In another recent win, Barsky defeated a preliminary injunction in a patent case over electronic aircraft technology for client Archer Aviation. In the closely watched case, Wisk, a Boeing-backed venture, alleged a misappropriation of trade secrets by Archer relating to its electric vertical takeoff and landing (eVTOL) aircraft after numerous engineers left Wisk to join Archer. Wisk Aero LLC v. Archer Aviation Inc., 3:21-cv- 02450 (N.D. Cal. Filed April 6, 2021).
eVTOL aircraft, Barsky explained, are built for urban air mobility and often referred to as flying taxis in the press. The first target markets are large cities like Los Angeles and the San Francisco Bay area, where eVTOLs promise to ease traffic congestion, lower emissions and get passengers to their destinations in record time.
“Wisk is a company that has explored this space for a number of years, whereas Archer was a startup that got going in 2019, and hired away a bunch of Wisk former engineers. That was met with a claim of trade secret theft,” Barsky said.

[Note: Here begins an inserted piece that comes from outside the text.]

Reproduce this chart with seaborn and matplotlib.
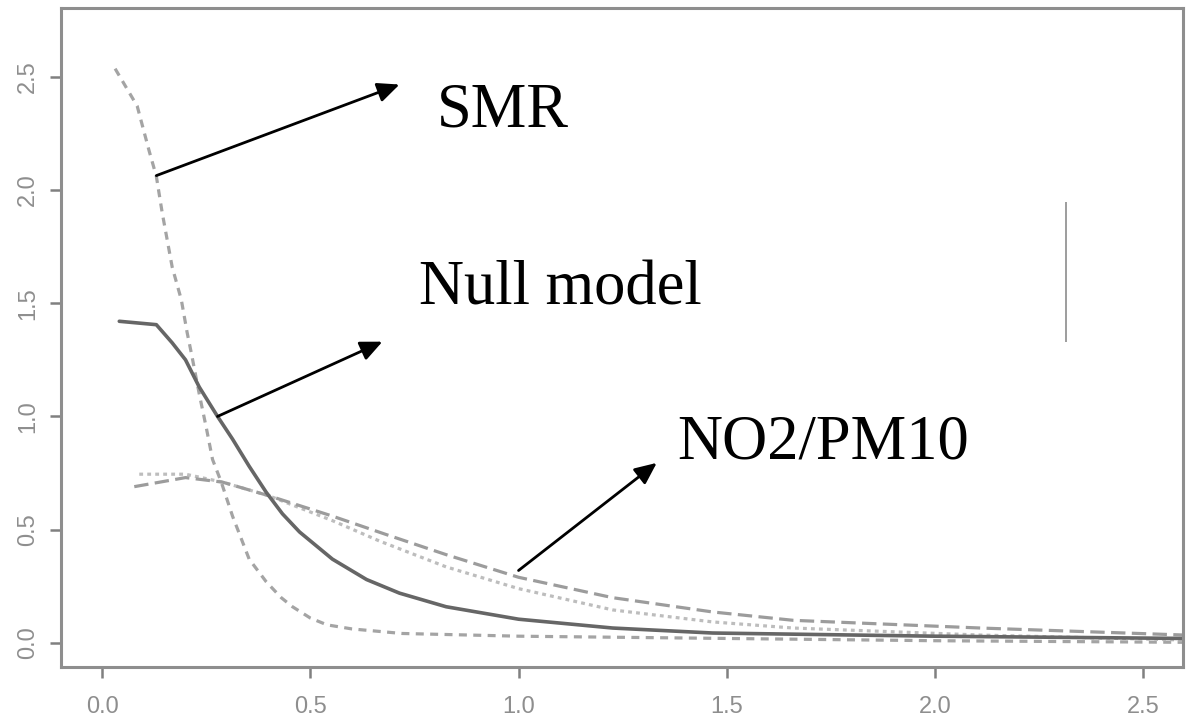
import matplotlib
matplotlib.use("Agg")
import matplotlib.pyplot as plt
import seaborn as sns
import pandas as pd

# Fitted curves (distance on x, estimated value on y)
smr_x = [0.031, 0.084, 0.113, 0.13, 0.144, 0.168, 0.19, 0.204, 0.214, 0.233, 0.25,
         0.265, 0.286, 0.313, 0.353, 0.394, 0.43, 0.457, 0.5, 0.54, 0.6, 0.72, 1.0, 1.5, 2.0, 2.6]
smr_y = [2.535, 2.37, 2.17, 2.06, 1.90, 1.66, 1.515, 1.37, 1.28, 1.10, 0.95,
         0.81, 0.71, 0.56, 0.37, 0.27, 0.20, 0.16, 0.11, 0.08, 0.062, 0.042, 0.03, 0.02, 0.01, 0.003]

null_x = [0.041, 0.13, 0.168, 0.2, 0.233, 0.277, 0.313, 0.353, 0.394, 0.433, 0.474,
          0.553, 0.635, 0.714, 0.826, 1.0, 1.226, 1.466, 2.0, 2.6]
null_y = [1.42, 1.405, 1.325, 1.25, 1.13, 1.0, 0.90, 0.78, 0.665, 0.57, 0.49,
          0.37, 0.28, 0.22, 0.16, 0.105, 0.066, 0.044, 0.03, 0.02]

no2_dash_x = [0.077, 0.2, 0.289, 0.40, 0.553, 0.68, 0.826, 1.0, 1.226, 1.466, 1.66, 2.11, 2.6]
no2_dash_y = [0.69, 0.73, 0.71, 0.65, 0.56, 0.48, 0.39, 0.29, 0.20, 0.137, 0.10, 0.066, 0.035]

no2_dot_x = [0.089, 0.2, 0.289, 0.40, 0.553, 0.666, 0.826, 1.0, 1.226, 1.466, 1.66, 2.11, 2.6]
no2_dot_y = [0.745, 0.745, 0.71, 0.65, 0.54, 0.45, 0.336, 0.24, 0.146, 0.093, 0.066, 0.035, 0.013]

# Short vertical segment on the right
vline_x = 2.315
vline_y = (1.33, 1.948)

# Labels: (text, text position, arrow tail, arrow head)
labels = ["SMR", "Null model", "NO2/PM10"]
label_pos = [(0.803, 2.279), (0.762, 1.493), (1.382, 0.813)]
arrow_tail = [(0.130, 2.063), (0.277, 1.0), (1.0, 0.32)]
arrow_head = [(0.714, 2.465), (0.673, 1.33), (1.332, 0.795)]

xticks = [0.0, 0.5, 1.0, 1.5, 2.0, 2.5]
yticks = [0.0, 0.5, 1.0, 1.5, 2.0, 2.5]

sns.set_theme(style="white")
plt.rcParams["font.family"] = ["Liberation Sans", "DejaVu Sans"]

fig = plt.figure(figsize=(11.9, 7.23), dpi=100)
ax = fig.add_axes([61 / 1190, 1 - 667 / 723, (1183 - 61) / 1190, (667 - 7.5) / 723])

def frame(x, y):
    return pd.DataFrame({"x": x, "y": y})

sns.lineplot(data=frame(smr_x, smr_y), x="x", y="y", sort=False, ax=ax,
             color="#a4a4a4", lw=2.3, linestyle=(0, (2.5, 2.0)))
sns.lineplot(data=frame(no2_dot_x, no2_dot_y), x="x", y="y", sort=False, ax=ax,
             color="#bdbdbd", lw=2.3, linestyle=(0, (1.2, 1.3)))
sns.lineplot(data=frame(no2_dash_x, no2_dash_y), x="x", y="y", sort=False, ax=ax,
             color="#9c9c9c", lw=2.3, linestyle=(0, (4.5, 2.0)))
sns.lineplot(data=frame(null_x, null_y), x="x", y="y", sort=False, ax=ax,
             color="#666666", lw=2.6)

ax.vlines(vline_x, vline_y[0], vline_y[1], color="#8c8c8c", lw=1.2)

for txt, pos, tail, head in zip(labels, label_pos, arrow_tail, arrow_head):
    ax.annotate("", xy=head, xytext=tail,
                arrowprops=dict(arrowstyle="-|>,head_length=0.6,head_width=0.27",
                                color="black", lw=2.0, mutation_scale=22,
                                shrinkA=0, shrinkB=0))
    ax.text(pos[0], pos[1], txt, fontsize=45, family=["Liberation Serif", "DejaVu Serif"],
            color="black", ha="left", va="baseline")

ax.set_xlim(-0.099, 2.596)
ax.set_ylim(-0.106, 2.805)
ax.set_xticks(xticks)
ax.set_xticklabels([f"{v:.1f}" for v in xticks])
ax.set_yticks(yticks)
ax.set_yticklabels([f"{v:.1f}" for v in yticks], rotation=90, va="center")
ax.set_xlabel("")
ax.set_ylabel("")

for side in ["left", "right", "top", "bottom"]:
    ax.spines[side].set_visible(True)
    ax.spines[side].set_color("#8e8e8e")
    ax.spines[side].set_linewidth(2.2)

ax.tick_params(axis="both", which="major", direction="out", length=8, width=1.8,
               color="#808080", labelsize=17, labelcolor="#8e8e8e")
ax.tick_params(axis="x", pad=13, bottom=True)
ax.tick_params(axis="y", pad=8, left=True)
ax.grid(False)

fig.savefig("out.png", dpi=100, facecolor="white")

In August, Wisk accused Archer of massive theft of several patents and dozens of Wisk’s trade secrets related to virtually every major system on the aircraft, and sought to shut down the development of Archer’s prototype. Archer was also preparing to go public at the time. The case went to a preliminary injunction hearing after a “frenzied” expedited discovery, involving a number of depositions and hundreds of thousand pages of documents.
“What we did was to methodically establish that as to each and every one of those systems, we were not relying on any Wisk information, and in many respects had either independently developed our own systems or purchased the technology being challenged from third parties,” he said. “We were fortunate to have a judge who was very discerning, and did not react to the optics of a number of engineers having left Wisk to join Archer.”
The case has a trial date set in early 2023.